The second debacle concerned the Commission’s militant insistence that the Trustees of the Joseph Rowntree Charitable Trust must never again fund the non-charitable advocacy body CAGE. CAGE was associated with defending the human rights of detainees in Guantanamo Bay and others accused of terrorist offences, so this was another area of acute political controversy where the Commission needed a cool head and careful judgement, but instead were found wanting. The JRCT Trustees jibbed at the Commission’s demand that they should promise never to fund CAGE again no matter how they might change. The Commission wouldn’t accept this and demanded their promise. When the JCRT asked for clarity on exactly what the Commission required, this is what the Commission said in its own published case report:

“ We are expecting a straightforward confirmation that the trust, in the circumstances, agree they will not fund CAGE now or in the future. As we explained previously, the current response stops short of accepting that, in the circumstances that have arisen, and in the light of the trustees’ legal duties and responsibilities, they cannot fund CAGE per se. This means neither now or in the future, foreseeable in this context was not intended to indicate a caveat or exception.”
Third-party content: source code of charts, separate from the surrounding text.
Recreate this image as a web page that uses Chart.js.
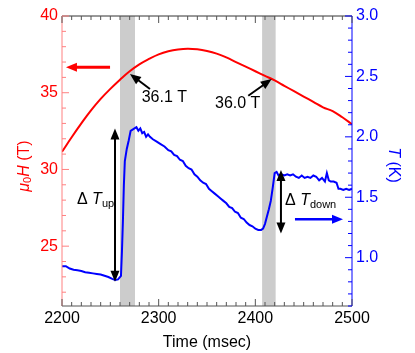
<!DOCTYPE html>
<html>
<head>
<meta charset="utf-8">
<script src="https://cdn.jsdelivr.net/npm/chart.js@4"></script>
<style>
  html,body{margin:0;padding:0;background:#fff}
</style>
</head>
<body>
<canvas id="mychart" width="415" height="353"></canvas>
<script>
// magnetic field pulse (left axis, T)
var fieldTime=[2200,2210,2220,2230,2240,2250,2260,2270,2280,2290,2300,2310,2320,2330,2340,2350,2360,2370,2380,2390,2400,2410,2420,2430,2440,2450,2460,2470,2480,2490,2500]
var fieldValues=[31.15,32.1,33.0,33.85,34.6,35.25,35.85,36.4,36.85,37.2,37.5,37.7,37.82,37.87,37.83,37.72,37.55,37.3,37.0,36.7,36.4,36.1,35.8,35.45,35.1,34.75,34.4,34.05,33.8,33.4,32.95]

// sample temperature (right axis, K)
var tempTime=[2200,2204,2208,2212,2216,2220,2224,2228,2232,2236,2240,2244,2248,2252,2255,2258,2261,2262,2263,2264,2265,2267,2269,2271,2273,2275,2277,2279,2281,2283,2285,2287,2289,2291,2294,2298,2302,2306,2310,2313,2316,2319,2322,2325,2328,2331,2334,2337,2340,2343,2346,2349,2352,2355,2358,2361,2364,2367,2370,2373,2376,2379,2382,2385,2388,2391,2394,2397,2400,2403,2406,2408,2410,2412,2414,2416,2418,2420,2422,2424,2427,2430,2433,2436,2439,2442,2445,2448,2451,2454,2457,2460,2463,2466,2469,2472,2474,2476,2478,2481,2484,2486,2488,2491,2494,2497,2500]
var tempValues=[0.93,0.93,0.91,0.90,0.895,0.89,0.88,0.875,0.87,0.865,0.86,0.85,0.84,0.825,0.815,0.82,0.85,1.05,1.3,1.6,1.8,1.9,1.97,2.05,2.06,2.07,2.08,2.05,2.07,2.03,2.04,2.0,2.02,2.0,1.98,1.96,1.94,1.92,1.89,1.88,1.85,1.84,1.81,1.80,1.76,1.74,1.73,1.69,1.67,1.64,1.62,1.61,1.57,1.55,1.53,1.51,1.49,1.47,1.45,1.42,1.41,1.38,1.37,1.33,1.32,1.29,1.27,1.26,1.24,1.23,1.23,1.24,1.28,1.34,1.40,1.47,1.58,1.70,1.71,1.68,1.69,1.68,1.69,1.68,1.69,1.67,1.66,1.68,1.66,1.67,1.66,1.68,1.67,1.64,1.66,1.63,1.70,1.64,1.63,1.63,1.62,1.57,1.57,1.56,1.57,1.56,1.57]

var timeTicks=[2200,2300,2400,2500]
var fieldTicks=[25,30,35,40]
var tempTicks=[1.0,1.5,2.0,2.5,3.0]

// shaded time windows
var bands=[[2260,2275.5],[2407,2421]]

var RED='#ff0000', BLUE='#0000ff'
var FONT='"Liberation Sans", Arial, sans-serif'

// arrows and labels, placed in data units
var arrows=[
  {x1:2249.7,y1:36.66,x2:2204.1,y2:36.66,axis:'yL',color:RED,width:3,both:false},
  {x1:2441,y1:1.317,x2:2490.7,y2:1.317,axis:'yR',color:BLUE,width:2.5,both:false},
  {x1:2254.8,y1:0.80,x2:2254.8,y2:2.07,axis:'yR',color:'#000',width:2,both:true},
  {x1:2426.5,y1:1.20,x2:2426.5,y2:1.725,axis:'yR',color:'#000',width:2,both:true},
  {x1:2291,y1:35.24,x2:2270.3,y2:36.22,axis:'yL',color:'#000',width:2,both:false},
  {x1:2392.7,y1:34.8,x2:2416.9,y2:35.89,axis:'yL',color:'#000',width:2,both:false}
]
var labels=[
  {x:2282.4,y:34.7,axis:'yL',parts:[['36.1 T','16px']]},
  {x:2358.3,y:34.31,axis:'yL',parts:[['36.0 T','16px']]}
]

function drawArrowHead(ctx,x1,y1,x2,y2,len,half){
  var ang=Math.atan2(y2-y1,x2-x1)
  ctx.beginPath()
  ctx.moveTo(x2,y2)
  ctx.lineTo(x2-len*Math.cos(ang)+half*Math.sin(ang),y2-len*Math.sin(ang)-half*Math.cos(ang))
  ctx.lineTo(x2-len*Math.cos(ang)-half*Math.sin(ang),y2-len*Math.sin(ang)+half*Math.cos(ang))
  ctx.closePath()
  ctx.fill()
}

function drawParts(ctx,parts,x,y,align){
  var total=0
  parts.forEach(function(p){ctx.font=(p[2]?p[2]+' ':'')+p[1]+' '+FONT; total+=ctx.measureText(p[0]).width})
  var cx=align=='center'?x-total/2:x
  parts.forEach(function(p){
    ctx.font=(p[2]?p[2]+' ':'')+p[1]+' '+FONT
    ctx.fillText(p[0],cx,y+(p[3]||0))
    cx+=ctx.measureText(p[0]).width
  })
}

function minorTicks(ctx,scale,n0,n1,div,majorEvery,pos,vertical,len1,len2){
  for(var i=n0;i<=n1;i++){
    var p=scale.getPixelForValue(i/div)
    var l=(i%majorEvery==0)?len1:len2
    ctx.beginPath()
    if(vertical){ctx.moveTo(pos,p);ctx.lineTo(pos+l,p)}
    else{ctx.moveTo(p,pos);ctx.lineTo(p,pos+l)}
    ctx.stroke()
  }
}

var extras={
  id:'extras',
  beforeDatasetsDraw:function(chart){
    var ctx=chart.ctx, a=chart.chartArea, xs=chart.scales.x
    ctx.save()
    ctx.fillStyle='#cccccc'
    bands.forEach(function(b){
      var p1=xs.getPixelForValue(b[0]), p2=xs.getPixelForValue(b[1])
      ctx.fillRect(p1,a.top,p2-p1,a.bottom-a.top)
    })
    ctx.restore()
  },
  afterDraw:function(chart){
    var ctx=chart.ctx, a=chart.chartArea, s=chart.scales
    ctx.save()
    ctx.lineWidth=1

    // frame
    ctx.strokeStyle='#333'
    ctx.beginPath();ctx.moveTo(a.left,a.top);ctx.lineTo(a.right,a.top);ctx.stroke()
    ctx.strokeStyle='#555'
    ctx.beginPath();ctx.moveTo(a.left,a.bottom);ctx.lineTo(a.right,a.bottom);ctx.stroke()
    ctx.strokeStyle='#ff8080'
    ctx.beginPath();ctx.moveTo(a.left,a.top);ctx.lineTo(a.left,a.bottom);ctx.stroke()
    ctx.strokeStyle=BLUE
    ctx.beginPath();ctx.moveTo(a.right,a.top);ctx.lineTo(a.right,a.bottom);ctx.stroke()

    // inside ticks
    ctx.strokeStyle='#555'
    minorTicks(ctx,s.x,220,250,0.1,10,a.bottom,false,-7,-4)
    minorTicks(ctx,s.x,220,250,0.1,10,a.top,false,7,4)
    ctx.strokeStyle='#ff8080'
    minorTicks(ctx,s.yL,22,40,1,5,a.left,true,7,4)
    ctx.strokeStyle=BLUE
    minorTicks(ctx,s.yR,6,30,10,5,a.right,true,-7,-4)

    // arrows
    arrows.forEach(function(ar){
      var X1=s.x.getPixelForValue(ar.x1), Y1=s[ar.axis].getPixelForValue(ar.y1)
      var X2=s.x.getPixelForValue(ar.x2), Y2=s[ar.axis].getPixelForValue(ar.y2)
      ctx.strokeStyle=ar.color; ctx.fillStyle=ar.color; ctx.lineWidth=ar.width
      var ang=Math.atan2(Y2-Y1,X2-X1), cut=8
      ctx.beginPath()
      ctx.moveTo(ar.both?X1+cut*Math.cos(ang):X1,ar.both?Y1+cut*Math.sin(ang):Y1)
      ctx.lineTo(X2-cut*Math.cos(ang),Y2-cut*Math.sin(ang))
      ctx.stroke()
      drawArrowHead(ctx,X1,Y1,X2,Y2,11,4.5)
      if(ar.both) drawArrowHead(ctx,X2,Y2,X1,Y1,11,4.5)
    })

    // text labels
    ctx.fillStyle='#000'
    ctx.textBaseline='middle'
    labels.forEach(function(l){
      drawParts(ctx,l.parts,s.x.getPixelForValue(l.x),s[l.axis].getPixelForValue(l.y),'left')
    })
    ctx.textBaseline='alphabetic'
    drawParts(ctx,[['\u0394 ','16px'],['T','16px','italic'],['up','11px','',3]],s.x.getPixelForValue(2215.5),s.yR.getPixelForValue(1.444),'left')
    drawParts(ctx,[['\u0394 ','16px'],['T','16px','italic'],['down','11px','',3]],s.x.getPixelForValue(2430.7),s.yR.getPixelForValue(1.436),'left')

    // axis titles
    ctx.textBaseline='middle'
    ctx.fillStyle='#000'
    drawParts(ctx,[['Time (msec)','16px']],(a.left+a.right)/2,343,'center')

    ctx.save()
    ctx.translate(25,166)
    ctx.rotate(-Math.PI/2)
    ctx.fillStyle=RED
    drawParts(ctx,[['\u03bc','16px','italic'],['0','11px','',3],['H','16px','italic'],[' (T)','16px']],0,0,'center')
    ctx.restore()

    ctx.save()
    ctx.translate(393,165)
    ctx.rotate(Math.PI/2)
    ctx.fillStyle=BLUE
    drawParts(ctx,[['T','16px','italic'],[' (K)','16px']],0,0,'center')
    ctx.restore()

    ctx.restore()
  }
}

var fieldPts=fieldTime.map(function(t,i){return {x:t,y:fieldValues[i]}})
var tempPts=tempTime.map(function(t,i){return {x:t,y:tempValues[i]}})

var mychart=document.getElementById('mychart').getContext('2d')
var chart=new Chart(mychart,{
  type:'line',
  data:{
    datasets:[
      {label:'Field',data:fieldPts,yAxisID:'yL',borderColor:RED,borderWidth:2,pointRadius:0,tension:0.4,fill:false},
      {label:'Temperature',data:tempPts,yAxisID:'yR',borderColor:BLUE,borderWidth:2,pointRadius:0,tension:0,fill:false}
    ]
  },
  options:{
    responsive:false,
    animation:false,
    layout:{padding:{top:16,left:0,right:0,bottom:0}},
    plugins:{legend:{display:false},tooltip:{enabled:false}},
    scales:{
      x:{
        type:'linear',min:2200,max:2500,
        grid:{display:false,drawTicks:false},border:{display:false},
        afterBuildTicks:function(sc){sc.ticks=timeTicks.map(function(v){return {value:v}})},
        afterFit:function(sc){sc.height=47},
        ticks:{color:'#000',padding:3,font:{family:FONT,size:16},maxRotation:0,callback:function(v){return String(v)}}
      },
      yL:{
        type:'linear',position:'left',min:21.1,max:40,
        grid:{display:false,drawTicks:false},border:{display:false},
        afterBuildTicks:function(sc){sc.ticks=fieldTicks.map(function(v){return {value:v}})},
        afterFit:function(sc){sc.width=62},
        ticks:{color:RED,padding:4,font:{family:FONT,size:16}}
      },
      yR:{
        type:'linear',position:'right',min:0.6,max:3.0,
        grid:{display:false,drawTicks:false},border:{display:false},
        afterBuildTicks:function(sc){sc.ticks=tempTicks.map(function(v){return {value:v}})},
        afterFit:function(sc){sc.width=63},
        ticks:{color:BLUE,padding:4,font:{family:FONT,size:16},callback:function(v){return v.toFixed(1)}}
      }
    }
  },
  plugins:[extras]
})
</script>
</body>
</html>
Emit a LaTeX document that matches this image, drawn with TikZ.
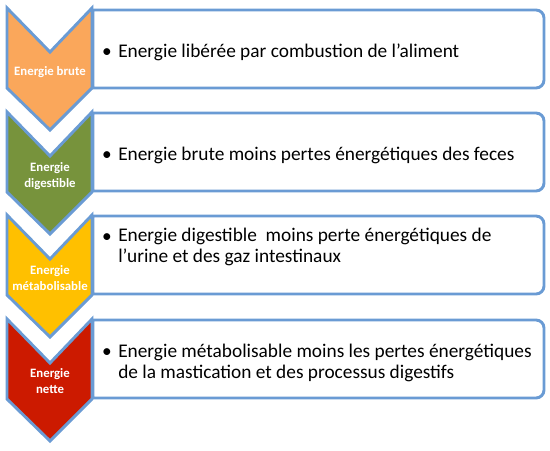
\documentclass[tikz,border=0pt]{standalone}
\usepackage{fontspec}
\setmainfont{Carlito}
\definecolor{edge}{HTML}{6A9BD4}
\definecolor{corange}{HTML}{FAA75B}
\definecolor{cgreen}{HTML}{77933C}
\definecolor{cyellow}{HTML}{FFC000}
\definecolor{cred}{HTML}{CC1A00}
\tikzset{
  chev/.style={draw=edge, line width=2.2pt, line join=miter},
  box/.style={draw=edge, line width=2.2pt, fill=white},
  lbl/.style={text=white, font=\fontsize{9.6}{11.3}\selectfont\bfseries, align=center, inner sep=0pt, anchor=base},
  txt/.style={font=\fontsize{14.5}{15.5}\selectfont, align=left, inner sep=0pt, anchor=base west},
  bul/.style={font=\fontsize{14.5}{15.5}\selectfont, inner sep=0pt, anchor=base}
}
\newcommand{\boxat}[1]{%
  \path[box] (93,#1) -- (536,#1) arc[start angle=90,end angle=0,radius=6pt]
    -- (544,#1+70) arc[start angle=0,end angle=-90,radius=6pt] -- (93,#1+78) -- cycle;}
\newcommand{\chevat}[2]{%
  \path[chev, fill=#2] (7,#1) -- (50,#1+44) -- (92,#1) -- (92,#1+80) -- (50,#1+122) -- (7,#1+80) -- cycle;}
\begin{document}
\begin{tikzpicture}[x=0.75pt,y=-0.75pt]
\useasboundingbox (0,0) rectangle (550,450);
\boxat{10}
\boxat{113}
\boxat{216}
\boxat{320}
\chevat{8}{corange}
\chevat{112}{cgreen}
\chevat{215}{cyellow}
\chevat{319}{cred}
\node[lbl] (c1) at (50,75) {Energie brute};
\node[lbl] (c2) at (50,187) {Energie\\digestible};
\node[lbl] (c3) at (50,290) {Energie\\métabolisable};
\node[lbl] (c4) at (50,393) {Energie\\nette};
\node[bul] (b1) at (107,57) {\textbullet};
\node[bul] (b2) at (107,160) {\textbullet};
\node[bul] (b3) at (107,242) {\textbullet};
\node[bul] (b4) at (107,357) {\textbullet};
\node[txt] (t1) at (118,57) {Energie libérée par combustion de l’aliment};
\node[txt] (t2) at (118,160) {Energie brute moins pertes énergétiques des feces};
\node[txt] (t3) at (118,262) {Energie digestible\ \ moins perte énergétiques de\\l’urine et des gaz intestinaux};
\node[txt] (t4) at (118,378) {Energie métabolisable moins les pertes énergétiques\\de la mastication et des processus digestifs};
\end{tikzpicture}
\end{document}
That is surely unequivocal, and the Commission’s subsequent contentions that they didn’t really see this as a requirement they were making, and that they weren’t really trying to rule out future funding if circumstances should change, are deeply unconvincing. Judicial review by CAGE forced the Commission to resile from the position quoted above and sign an agreed statement that “The Commission does not seek to fetter charities’ exercise of discretion whether to fund the charitable activities of CAGE for all time, irrespective of changed circumstances… The Commission recognises that it has no power to require trustees to fetter the future exercise of their fiduciary power to give advice and guidance..etc”. It was, indeed, a massive climb-down which would surely never have been necessary if the senior legal Board Member had been doing his job properly.

Needed: a cool head, sound judgement under political pressure

Another defence offered by Orlando Fraser, in relation to the EU referendum debacle, was that the Commission has to be sensitive to strong views expressed by its key stakeholder, Parliament. But Parliament is not a monolith: different parliamentarians have different views. And the point about the Commission is that it has statutory duties, many of them quasi-judicial, which must be immune from political squalls and pressures. Imagine a judge saying: “well, I am sorry I got that wrong, but you must understand I was under pressure from some people in parliament”!  Think of recent political squalls about the Runnymede Trust and the National Trust and Barnardos: thankfully, the Commission investigated carefully and found no regulatory concern. If they had done an Orlando Fraser, things might have been much more threatening and destabilising.

For a core requirement of the Chair, as of the senior Legal Member of the Charity Commission, is steady judgement and a cool head under pressure, with a commitment to the even-handed adherence to the law. On that criterion, Orlando Fraser’s track record is very seriously flawed. I am glad that the Directory of Social Change, of which I am a trustee, has written to the DCMS Select Committee raising these concerns and asking for them to be carefully scrutinised. For my part, I cannot see that a person associated unambiguously with a particular political party, and above all with such a very poor track record in the actual practice of charity regulation under political pressure, can be seen as a worthy candidate.